The summer school will provide courses from experts in the areas of the scope of the program ''Dynamics with Structures''. It is intended to provide surveys of modern directions in the theory of dynamical systems on the level of graduate students and junior researchers. The goal is to propagate modern directions of research to younger scientists and show the variety of methods and results obtained by imposing different structures on a dynamical system. It will be a unique possibility to give an insight on all three main events of the semester. The topics will reach from Conservative Dynamics and Hamiltonian Systems over Algebraic and Number Theoretic Systems and Methods, Analytic Dynamical Systems and Thermodynamic Formalism. Besides the lectures the audience is encouraged to have active discussions with the lecturers and other experts.

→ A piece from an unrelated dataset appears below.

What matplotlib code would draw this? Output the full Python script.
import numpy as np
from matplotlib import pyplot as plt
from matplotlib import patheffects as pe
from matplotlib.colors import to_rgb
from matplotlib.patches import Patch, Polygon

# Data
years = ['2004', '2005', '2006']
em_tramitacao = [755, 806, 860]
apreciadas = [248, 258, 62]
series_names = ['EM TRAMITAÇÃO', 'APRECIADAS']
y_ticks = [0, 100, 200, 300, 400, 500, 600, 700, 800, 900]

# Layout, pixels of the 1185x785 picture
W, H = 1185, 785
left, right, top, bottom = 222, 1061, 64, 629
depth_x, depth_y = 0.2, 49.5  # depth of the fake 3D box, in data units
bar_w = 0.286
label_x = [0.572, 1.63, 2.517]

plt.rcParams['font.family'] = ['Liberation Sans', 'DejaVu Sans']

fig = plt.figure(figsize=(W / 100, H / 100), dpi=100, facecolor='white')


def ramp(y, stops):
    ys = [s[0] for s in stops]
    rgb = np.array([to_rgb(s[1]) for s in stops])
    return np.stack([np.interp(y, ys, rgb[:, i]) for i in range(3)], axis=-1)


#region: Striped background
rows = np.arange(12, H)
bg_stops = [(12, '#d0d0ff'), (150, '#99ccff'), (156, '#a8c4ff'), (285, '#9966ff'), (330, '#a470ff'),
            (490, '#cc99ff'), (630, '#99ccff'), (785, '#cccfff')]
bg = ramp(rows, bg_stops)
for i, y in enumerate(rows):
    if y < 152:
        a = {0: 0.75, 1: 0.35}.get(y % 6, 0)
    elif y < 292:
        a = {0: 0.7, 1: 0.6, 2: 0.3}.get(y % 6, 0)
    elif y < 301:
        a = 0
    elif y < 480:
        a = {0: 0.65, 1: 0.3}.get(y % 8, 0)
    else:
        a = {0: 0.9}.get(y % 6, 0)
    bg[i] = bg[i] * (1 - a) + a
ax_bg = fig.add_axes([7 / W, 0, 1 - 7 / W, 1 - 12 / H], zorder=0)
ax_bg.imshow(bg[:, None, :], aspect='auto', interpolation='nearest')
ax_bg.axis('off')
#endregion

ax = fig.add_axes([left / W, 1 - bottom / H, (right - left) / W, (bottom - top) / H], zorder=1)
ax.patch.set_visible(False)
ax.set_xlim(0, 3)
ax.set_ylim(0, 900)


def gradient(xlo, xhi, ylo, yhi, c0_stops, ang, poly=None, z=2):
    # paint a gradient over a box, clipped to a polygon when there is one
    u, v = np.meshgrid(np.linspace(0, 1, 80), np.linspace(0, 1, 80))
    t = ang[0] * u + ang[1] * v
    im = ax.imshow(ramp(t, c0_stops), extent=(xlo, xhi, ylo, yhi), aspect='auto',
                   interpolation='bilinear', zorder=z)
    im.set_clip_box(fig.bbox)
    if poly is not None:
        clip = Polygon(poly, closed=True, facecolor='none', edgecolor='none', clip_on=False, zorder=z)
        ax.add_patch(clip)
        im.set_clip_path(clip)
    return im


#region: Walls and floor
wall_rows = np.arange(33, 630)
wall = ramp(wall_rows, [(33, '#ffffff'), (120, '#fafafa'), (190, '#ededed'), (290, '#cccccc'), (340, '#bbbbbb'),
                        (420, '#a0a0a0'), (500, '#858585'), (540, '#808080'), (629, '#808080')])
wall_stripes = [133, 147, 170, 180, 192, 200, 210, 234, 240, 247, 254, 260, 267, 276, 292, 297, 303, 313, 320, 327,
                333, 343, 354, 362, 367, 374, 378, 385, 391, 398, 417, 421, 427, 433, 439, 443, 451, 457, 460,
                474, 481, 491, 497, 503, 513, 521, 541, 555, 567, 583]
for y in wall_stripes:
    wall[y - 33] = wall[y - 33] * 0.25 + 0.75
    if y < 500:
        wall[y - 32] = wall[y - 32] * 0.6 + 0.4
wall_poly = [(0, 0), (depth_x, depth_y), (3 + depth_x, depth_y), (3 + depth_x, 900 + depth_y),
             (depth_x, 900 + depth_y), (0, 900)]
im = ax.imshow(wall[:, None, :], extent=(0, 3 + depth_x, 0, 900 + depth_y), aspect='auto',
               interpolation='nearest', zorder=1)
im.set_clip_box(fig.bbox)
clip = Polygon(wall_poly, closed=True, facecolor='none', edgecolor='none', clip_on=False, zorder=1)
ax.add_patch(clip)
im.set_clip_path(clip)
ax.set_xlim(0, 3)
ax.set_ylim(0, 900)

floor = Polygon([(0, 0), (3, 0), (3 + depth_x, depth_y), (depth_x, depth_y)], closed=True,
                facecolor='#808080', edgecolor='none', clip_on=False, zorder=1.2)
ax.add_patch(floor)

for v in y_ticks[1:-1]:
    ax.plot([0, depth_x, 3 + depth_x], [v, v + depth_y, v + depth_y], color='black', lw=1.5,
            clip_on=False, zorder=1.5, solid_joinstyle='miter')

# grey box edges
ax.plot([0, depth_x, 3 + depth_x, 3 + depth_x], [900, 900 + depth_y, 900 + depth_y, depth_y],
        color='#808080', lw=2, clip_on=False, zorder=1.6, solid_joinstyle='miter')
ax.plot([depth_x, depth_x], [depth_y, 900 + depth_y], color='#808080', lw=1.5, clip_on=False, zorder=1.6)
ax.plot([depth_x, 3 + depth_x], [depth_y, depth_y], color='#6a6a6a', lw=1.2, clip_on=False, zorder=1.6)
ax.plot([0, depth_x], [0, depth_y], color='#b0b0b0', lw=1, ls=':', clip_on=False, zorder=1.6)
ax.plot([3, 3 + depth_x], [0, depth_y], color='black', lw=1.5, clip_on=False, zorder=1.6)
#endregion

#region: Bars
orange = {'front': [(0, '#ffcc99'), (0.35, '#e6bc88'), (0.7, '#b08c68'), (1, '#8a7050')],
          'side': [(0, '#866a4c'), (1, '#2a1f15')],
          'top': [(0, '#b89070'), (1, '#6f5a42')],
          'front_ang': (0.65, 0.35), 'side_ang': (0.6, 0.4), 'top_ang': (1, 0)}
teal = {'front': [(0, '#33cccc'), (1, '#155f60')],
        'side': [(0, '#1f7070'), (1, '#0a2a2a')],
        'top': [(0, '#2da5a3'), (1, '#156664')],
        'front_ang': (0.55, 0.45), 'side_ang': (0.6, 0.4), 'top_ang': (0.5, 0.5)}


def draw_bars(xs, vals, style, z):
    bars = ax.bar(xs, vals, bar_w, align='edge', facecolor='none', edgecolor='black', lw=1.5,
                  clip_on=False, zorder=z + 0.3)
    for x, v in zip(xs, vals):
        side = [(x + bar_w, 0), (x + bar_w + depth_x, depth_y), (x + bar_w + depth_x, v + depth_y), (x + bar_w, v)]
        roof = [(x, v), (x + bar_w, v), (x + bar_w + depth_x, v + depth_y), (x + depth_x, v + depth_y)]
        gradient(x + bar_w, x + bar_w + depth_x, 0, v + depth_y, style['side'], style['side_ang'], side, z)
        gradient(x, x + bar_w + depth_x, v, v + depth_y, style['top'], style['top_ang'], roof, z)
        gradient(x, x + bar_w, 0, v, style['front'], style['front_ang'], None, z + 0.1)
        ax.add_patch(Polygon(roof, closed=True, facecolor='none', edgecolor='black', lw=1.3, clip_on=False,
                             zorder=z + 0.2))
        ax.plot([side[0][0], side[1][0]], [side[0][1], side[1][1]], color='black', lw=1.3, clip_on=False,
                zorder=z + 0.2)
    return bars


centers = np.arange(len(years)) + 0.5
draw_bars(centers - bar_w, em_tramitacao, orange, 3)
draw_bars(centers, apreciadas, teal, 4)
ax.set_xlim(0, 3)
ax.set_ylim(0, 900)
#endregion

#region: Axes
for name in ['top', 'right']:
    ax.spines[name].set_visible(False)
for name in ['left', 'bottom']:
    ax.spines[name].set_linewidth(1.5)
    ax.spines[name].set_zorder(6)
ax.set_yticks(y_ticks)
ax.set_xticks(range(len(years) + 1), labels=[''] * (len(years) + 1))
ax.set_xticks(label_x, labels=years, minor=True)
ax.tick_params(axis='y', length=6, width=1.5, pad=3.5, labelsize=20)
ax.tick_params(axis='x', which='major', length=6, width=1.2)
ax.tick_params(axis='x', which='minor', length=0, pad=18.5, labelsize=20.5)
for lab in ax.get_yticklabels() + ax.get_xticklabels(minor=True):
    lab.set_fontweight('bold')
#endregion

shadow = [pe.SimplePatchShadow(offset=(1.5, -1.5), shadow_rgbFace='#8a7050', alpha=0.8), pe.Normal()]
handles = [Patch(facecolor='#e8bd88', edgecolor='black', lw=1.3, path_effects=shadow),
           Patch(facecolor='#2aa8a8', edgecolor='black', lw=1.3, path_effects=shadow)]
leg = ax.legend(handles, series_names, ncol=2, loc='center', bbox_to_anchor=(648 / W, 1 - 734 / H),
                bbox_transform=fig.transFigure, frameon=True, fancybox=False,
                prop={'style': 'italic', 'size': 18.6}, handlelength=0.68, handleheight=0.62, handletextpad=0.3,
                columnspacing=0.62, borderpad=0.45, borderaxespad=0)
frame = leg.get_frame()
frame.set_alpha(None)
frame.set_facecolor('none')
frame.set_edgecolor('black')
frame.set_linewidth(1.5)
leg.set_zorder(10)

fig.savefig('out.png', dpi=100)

Dynamical approaches to the spectral theory of operators.
Lecturer: David Damanik (Rice University)
Abstract: The goal of these lectures is to give an overview of fundamental techniques and results underlying dynamical approaches to the study of spectra of operators associated to physical systems, with the primary examples given by Schrödinger operators on the line. Topics to be covered include linear cocycles, Lyapunov exponents, rotation numbers, uniform hyperbolicity, and reducibility. A major theme will be the study of systems displaying either almost periodicity or randomness.
Dynamics on homogeneous spaces and interactions with number theory.

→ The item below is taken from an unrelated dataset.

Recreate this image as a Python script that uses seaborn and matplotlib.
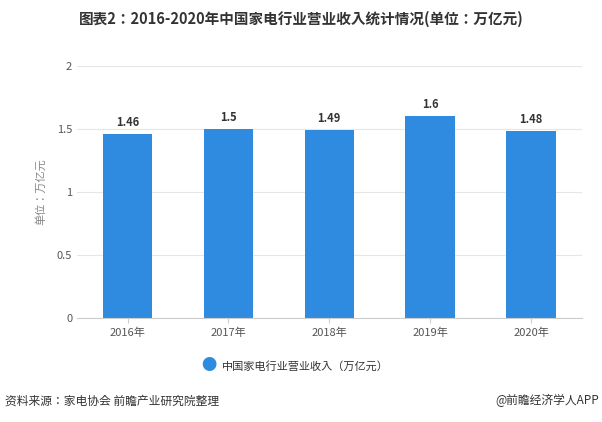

Lecturer: Anish Ghosh (Tata Institute of Fundamental Research)
Abstract: I will talk about the ergodic theory of Lie group actions on homogeneous spaces. This subject has seen tremendous activity in the last few years, much of it motivated by its connections to number theory. In this lecture series, we will discuss mixing for group actions and its consequences as well as measure rigidity (especially Ratner's theorems) and its consequences for Diophantine approximation.
Periodic orbits of Hamiltonian systems: the Conley conjecture, pseudo-rotations and holomorphic curves.
Lecturer: Viktor Ginzburg (University of California Santa Cruz)
Abstract: One distinguishing feature of Hamiltonian dynamical systems is that such systems, with few notable exceptions, tend to have numerous periodic orbits. For instance, for many symplectic manifolds, every Hamiltonian diffeomorphism has infinitely many periodic orbits unconditionally. This fact, usually referred to as the Conley conjecture, has by now been established for a broad class of manifolds. However, the Conley conjecture obviously fails for some, even very simple, manifolds such as the sphere. These spaces admit Hamiltonian diffeomorphisms with few periodic orbits -- the so-called pseudo-rotations -- which are of particular interest and occupy a very special place in dynamics. Symplectic topological methods and, in particular, Floer theory turn out to be the right tools to study pseudo-rotations in all dimensions and recently a connection between the existence of pseudo-rotations and the Gromov-Witten invariants has been discovered.
We will start these lectures with the background results on the Conley conjecture and then focus on the dynamics of Hamiltonian pseudo-rotations and the connection between pseudo-rotations and quantum homology.
Dynamics of singular Riemann surface foliations.
Lecturer: Nessim Sibony (Université Paris-Sud, Orsay)
Abstract: Consider a polynomial differential equation in two complex variables. The time is complex. In order to study the global behavior of the solutions, it is convenient to consider the extension as a foliation in the projective plane. This is an example of a singular foliation by Riemann surfaces.
I will discuss some recent results around the following questions. What is the ergodic theory of such systems, in a general compact Kahler manifold? How do the leaves distribute in a generic case?
The main tool is the potential theory of positive ddc-closed currents and their geometry, which I will introduce. They provide the analogue of "invariant measures" and permit to prove unique ergodicity theorems when all the singularities are hyperbolic. The averaging used is inspired by Nevanlinna's theory. I will also give examples of the use of pluri-potential theory in discrete dynamics. I will also describe analogies with the theory of polynomial automorphisms of in two complex variables, which exhibit similar rigidity phenomena.